Fresh Apple Inventories Dip Below Five-year Average
Fresh controlled-atmosphere (CA) holdings on Feb. 1 were 1 percent lower than 2007 and 2 percent lower than the five-year average. On a regional basis, fresh holdings in the Northeast were 1 percent higher than 2007 and 5 percent higher than the five-year average. Southeast fresh holdings were 46 percent lower than last year and 50 percent below the five-year average. In the Midwest, fresh holdings were down 39 percent compared to 2007 and 26 percent lower than the five-year average.
Fresh-market apples in storage on Feb. 1 were 28 percent lower in the Southwest than in 2007 and 54 percent lower than the five-year average. Northwest fresh holdings were 1 percent higher than 2007 but 1 percent under the five-year average.
Total U.S. holdings of fresh and processing apples were 90.8 million bushels, 4 percent less than 2007 and 3 percent lower than the five-year average of 93.2 million bushels. Holdings of fresh-market and processing apples in CA storage on Feb. 1 were 79.5 million bushels, a 3 percent decrease from 2007 and 2 percent lower than the five-year average. Total processing apple holdings as of Feb. 1 were 31.2 million bushels, 6 percent lower than 2007 and 3 percent below the five-year average.

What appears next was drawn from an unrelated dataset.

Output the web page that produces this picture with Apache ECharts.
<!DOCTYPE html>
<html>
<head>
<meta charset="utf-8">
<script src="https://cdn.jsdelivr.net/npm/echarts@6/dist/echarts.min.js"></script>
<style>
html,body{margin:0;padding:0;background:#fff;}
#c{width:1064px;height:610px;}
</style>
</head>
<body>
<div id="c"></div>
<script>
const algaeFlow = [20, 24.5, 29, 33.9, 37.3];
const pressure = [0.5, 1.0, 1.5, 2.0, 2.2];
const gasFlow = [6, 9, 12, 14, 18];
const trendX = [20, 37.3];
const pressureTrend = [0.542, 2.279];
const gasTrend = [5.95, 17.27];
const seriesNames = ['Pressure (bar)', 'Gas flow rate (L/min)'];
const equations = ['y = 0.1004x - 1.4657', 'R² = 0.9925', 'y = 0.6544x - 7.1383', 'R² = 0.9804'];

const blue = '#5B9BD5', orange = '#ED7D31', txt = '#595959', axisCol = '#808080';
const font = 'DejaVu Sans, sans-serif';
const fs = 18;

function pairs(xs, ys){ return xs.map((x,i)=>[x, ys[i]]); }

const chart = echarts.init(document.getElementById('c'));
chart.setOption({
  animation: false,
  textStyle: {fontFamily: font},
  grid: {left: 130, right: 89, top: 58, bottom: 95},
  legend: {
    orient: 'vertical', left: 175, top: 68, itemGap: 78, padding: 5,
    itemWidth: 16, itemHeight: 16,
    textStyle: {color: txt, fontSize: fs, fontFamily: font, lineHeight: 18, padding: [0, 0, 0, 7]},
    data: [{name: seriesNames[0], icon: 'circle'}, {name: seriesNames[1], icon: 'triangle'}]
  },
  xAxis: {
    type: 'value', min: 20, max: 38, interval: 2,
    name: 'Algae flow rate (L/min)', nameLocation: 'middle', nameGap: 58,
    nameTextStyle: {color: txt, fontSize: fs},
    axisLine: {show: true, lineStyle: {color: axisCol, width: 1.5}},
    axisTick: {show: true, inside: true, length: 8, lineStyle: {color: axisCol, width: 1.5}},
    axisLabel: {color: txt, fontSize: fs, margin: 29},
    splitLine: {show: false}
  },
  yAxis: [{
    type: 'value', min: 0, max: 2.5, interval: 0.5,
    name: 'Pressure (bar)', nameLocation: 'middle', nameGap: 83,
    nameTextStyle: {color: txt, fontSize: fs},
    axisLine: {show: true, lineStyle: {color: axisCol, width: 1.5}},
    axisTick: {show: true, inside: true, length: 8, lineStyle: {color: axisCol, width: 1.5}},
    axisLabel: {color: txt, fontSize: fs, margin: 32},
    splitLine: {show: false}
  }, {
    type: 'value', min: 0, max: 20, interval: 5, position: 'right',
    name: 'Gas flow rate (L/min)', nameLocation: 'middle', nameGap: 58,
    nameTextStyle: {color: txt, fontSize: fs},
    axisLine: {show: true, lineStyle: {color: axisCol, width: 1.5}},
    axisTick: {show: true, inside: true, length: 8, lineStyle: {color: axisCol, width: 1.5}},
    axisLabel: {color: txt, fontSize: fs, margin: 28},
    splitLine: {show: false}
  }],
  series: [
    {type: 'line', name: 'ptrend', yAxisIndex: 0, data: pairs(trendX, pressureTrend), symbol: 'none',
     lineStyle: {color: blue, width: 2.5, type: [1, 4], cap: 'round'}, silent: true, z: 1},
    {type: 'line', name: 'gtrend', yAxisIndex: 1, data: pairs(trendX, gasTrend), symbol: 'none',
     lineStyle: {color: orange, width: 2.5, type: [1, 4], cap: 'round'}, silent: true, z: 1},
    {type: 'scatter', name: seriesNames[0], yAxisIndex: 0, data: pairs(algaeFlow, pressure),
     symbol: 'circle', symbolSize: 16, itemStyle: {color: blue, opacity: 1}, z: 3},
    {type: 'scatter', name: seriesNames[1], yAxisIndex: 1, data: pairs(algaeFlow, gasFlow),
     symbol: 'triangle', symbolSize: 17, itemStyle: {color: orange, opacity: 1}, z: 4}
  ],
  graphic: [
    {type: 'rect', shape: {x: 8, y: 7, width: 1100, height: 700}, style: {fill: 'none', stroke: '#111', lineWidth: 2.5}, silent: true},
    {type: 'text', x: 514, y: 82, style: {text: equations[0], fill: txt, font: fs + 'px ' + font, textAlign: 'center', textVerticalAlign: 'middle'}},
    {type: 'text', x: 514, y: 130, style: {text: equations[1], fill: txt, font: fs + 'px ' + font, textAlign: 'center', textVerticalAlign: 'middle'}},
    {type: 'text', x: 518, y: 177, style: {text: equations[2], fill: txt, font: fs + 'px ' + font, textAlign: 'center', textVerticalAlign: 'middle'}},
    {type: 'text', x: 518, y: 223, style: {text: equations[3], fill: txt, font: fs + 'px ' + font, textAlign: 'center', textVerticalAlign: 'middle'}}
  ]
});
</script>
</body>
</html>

Movement of fresh apples from regular and CA storage totaled 14 million bushels during January 2008 – a decrease of 2 percent over January 2007 but 18 percent higher than the five-year average for January movement.
Movement of fresh-market apples from CA storage during January 2008 was 10.8 million bushels, 9 percent greater than the same time last year and up 25 percent from the five-year average. January movement of 6.4 million bushels of processing apples was 12 percent less than in 2007 and 4 percent less than the five-year average. Total January movement of fresh and processing apples of 20.4 million bushels was 5 percent less than 2007 but 10 percent above the five-year average.